Temple Terrace Golf & Country Club is a place you’ll be proud to call your “home away from home” – a place to escape from the stresses of everyday life, connect with family and friends, forge lasting friendships, and create indelible memories. We offer ample opportunities for socializing, networking, dining and recreation amidst the serene natural beauty of our nationally recognized historical property.
Temple Terrace Golf & Country Club is located in Temple Terrace, Florida – just 2 miles east of Tampa. Our beautiful country club offers 18 prestigious holes of golf at par 72. Designed and built in 1921, by renowned golf architect Tom Bendelow, Temple Terrace Golf and Country Club opened in 1922.
Temple Terrace Golf & Country Club is one of the oldest private courses in Central Florida. Built in 1998, our 20,300 square foot clubhouse offers a grand ballroom, fine dining, inside Grille lounge and dining patio overlooking the first tee box. The Terrace Pool Pavilion features a heated swimming pool, jacuzzi, kiddie pool, locker and restroom facilities and a custom designed tiki bar – hosting many fun poolside events for the whole family!
During the early part of the 1900s, Mr. Bendelow built over four hundred courses including Palma Ceia and Medinah C.C. in Chicago. The unique design featured no parallel fairways and roads on both sides of most holes to allow galleries to follow play in automobiles. The figure eight pattern of the course meandered through orange groves and housing lots in a new development being built in the Florida land boom.
The property was obtained from the Potter Palmer Family in Chicago, who used the preserve along the banks of the Hillsborough River as a winter hunting retreat. The Woodmont Clubhouse to the left of hole number one was a stable. A real estate sales office was located in the building across the street from the parking lot. The dome of that building was meant to resemble an orange; it was painted orange and the building was painted green.

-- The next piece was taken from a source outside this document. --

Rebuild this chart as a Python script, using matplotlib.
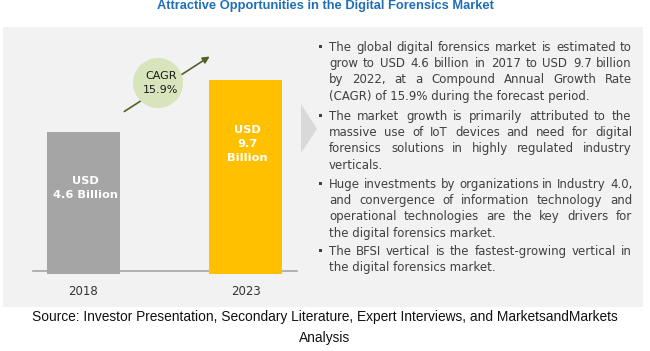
import matplotlib
matplotlib.use("Agg")
import matplotlib.pyplot as plt
import numpy as np
from matplotlib.patches import Rectangle, Circle, Polygon

# data
years = ["2018", "2023"]
market_size = [4.6, 9.7]
bar_labels = ["USD\n4.6 Billion", "USD\n9.7\nBillion"]
bar_colors = ["#A5A5A5", "#FFC000"]
cagr_label = "CAGR\n15.9%"

title = "Attractive Opportunities in the Digital Forensics Market"
source = ("Source: Investor Presentation, Secondary Literature, Expert Interviews, and MarketsandMarkets\n"
          "Analysis")

bullets = [
    ["The global digital forensics market is estimated to",
     "grow to USD 4.6 billion in 2017 to USD 9.7 billion",
     "by 2022, at a Compound Annual Growth Rate",
     "(CAGR) of 15.9% during the forecast period."],
    ["The market growth is primarily attributed to the",
     "massive use of IoT devices and need for digital",
     "forensics solutions in highly regulated industry",
     "verticals."],
    ["Huge investments by organizations in Industry 4.0,",
     "and convergence of information technology and",
     "operational technologies are the key drivers for",
     "the digital forensics market."],
    ["The BFSI vertical is the fastest-growing vertical in",
     "the digital forensics market."],
]
para_tops = [47, 116, 184, 251]

W, H = 650, 351
fig = plt.figure(figsize=(W / 100, H / 100), dpi=100)

# background layer in pixel coordinates
bg = fig.add_axes([0, 0, 1, 1], zorder=0)
bg.set_xlim(0, W)
bg.set_ylim(H, 0)
bg.axis("off")
bg.add_patch(Rectangle((3, 27), 640, 280, facecolor="#F2F2F2", edgecolor="none"))
bg.add_patch(Polygon([(301, 104), (317, 129), (301, 153)], facecolor="#D9D9D9", edgecolor="none"))

bg.text(W / 2, 6, title, ha="center", va="center", fontsize=9.3, fontweight="bold",
        color="#1F6FB5", family=["Liberation Sans", "DejaVu Sans"])
bg.text(W / 2, 327.5, source, ha="center", va="center", fontsize=9.9, linespacing=1.6,
        color="#111111", family=["Liberation Sans", "DejaVu Sans"])

# justified bullet text, one text per word on a shared integer baseline
renderer = fig.canvas.get_renderer()
x0, x1 = 329, 632
txt_kw = dict(fontsize=8.5, color="#404040", va="baseline", ha="left", family=["DejaVu Sans"])
line_gap = 16.2
for para, top in zip(bullets, para_tops):
    bg.add_patch(Rectangle((319, top - 2), 3, 3, facecolor="#404040", edgecolor="none"))
    for i, line in enumerate(para):
        y = round(top + i * line_gap + 4)
        if i == len(para) - 1 and len(para) > 1:
            bg.text(x0, y, line, **txt_kw)
            continue
        words = line.split(" ")
        items = [bg.text(0, y, w, **txt_kw) for w in words]
        widths = [t.get_window_extent(renderer).width for t in items]
        gap = (x1 - x0 - sum(widths)) / max(len(words) - 1, 1)
        x = x0
        for t, w in zip(items, widths):
            t.set_x(round(x))
            x += w + gap

# bar chart
base = -9.3
ax = fig.add_axes([30 / W, 1 - 274 / H, 268 / W, 234 / H], zorder=1)
ax.patch.set_alpha(0)
xpos = np.arange(len(years))
vals = np.array(market_size)
ax.bar(xpos, vals - base, bottom=base, width=0.45, color=bar_colors, zorder=2)
ax.axhline(base + 0.3, xmin=0.01, xmax=0.995, color="#A6A6A6", lw=1.2, zorder=1)
ax.set_xlim(-0.33, 1.324)
ax.set_ylim(base, base + 22.9)
ax.axis("off")

label_y = [(vals[0] + base) / 2 + 1.5, vals[1] - 6.25]
for xp, lab, ly in zip(xpos, bar_labels, label_y):
    ax.text(xp + 0.01, ly, lab, ha="center", va="center", color="white", fontsize=8.2,
            fontweight="bold", linespacing=1.5, family=["DejaVu Sans"])
for xp, yr in zip(xpos, years):
    ax.text(xp, base - 1.7, yr, ha="center", va="center", color="#333333", fontsize=8.5,
            family=["DejaVu Sans"])

# CAGR bubble and arrow
fg = fig.add_axes([0, 0, 1, 1], zorder=2)
fg.patch.set_alpha(0)
fg.set_xlim(0, W)
fg.set_ylim(H, 0)
fg.axis("off")
fg.annotate("", xy=(212, 55), xytext=(122, 113),
            arrowprops=dict(arrowstyle="-|>", color="#4F6228", lw=1.2, mutation_scale=10))
fg.add_patch(Circle((158, 83), 25, facecolor="#D8E4BC", edgecolor="none", zorder=3))
fg.text(161, 83, cagr_label, ha="center", va="center", fontsize=8, linespacing=1.6,
        color="#1A1A1A", zorder=4, family=["DejaVu Sans"])

fig.savefig("out.png", dpi=100)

The original clubhouse building behind number eighteen green now belongs to Florida College and is used as a dormitory. During the roaring twenties, the club and a casino (located at the bend of the right of number nine) were the center of most social activities in this part of the country. Al Jolson and many other famous entertainers of the day formed there. The main portion of the present clubhouse was completed in 1998, and the second phase of the clubhouse, the outdoor grill and pool, opened in February of 2001.
Temple Terrace’s first head golf professional was “Long” Jim Barnes. He was the winner of the first two PGA championships in the early teens, numerous national amateur titles in the U.S. and Great Britain and the British Open.
In the tradition of Scottish Golf, each hole was given a name appropriate to a landmark. 1) Tower (there was a distinctive water tower to the right of the first hole.); 2) Road; 3) Live Oak; 4) Out Look; 5) Elbow; 6) Riverview; 7) Swing ‘N Hope; 8) Pond; 9) Perfection; 10) Hollow; 11) Hill Top; 12) Grove View; 13) Twin Pines; 14) Pine View; 15) Terrace; 16) Devil’s Delight; 17) Happy Hollow; 18) Hillside.
The course was also the· site of another notable historic event when Evangelist Billy Graham, who was attending what was then known as Florida Bible Institute (now Florida College), decided upon his career while meditating on the eighteenth green one night in 1939.
The course played to 6,538 yards then. Number one was a par five with the tee located where the pool is currently located and number seven was a par four. The course record is 60, held by Daniel Debra. The club’s distinguished honorary members are Gary Koch, Eddie Pearce, Roberta Albers-Speer and Jim Dent.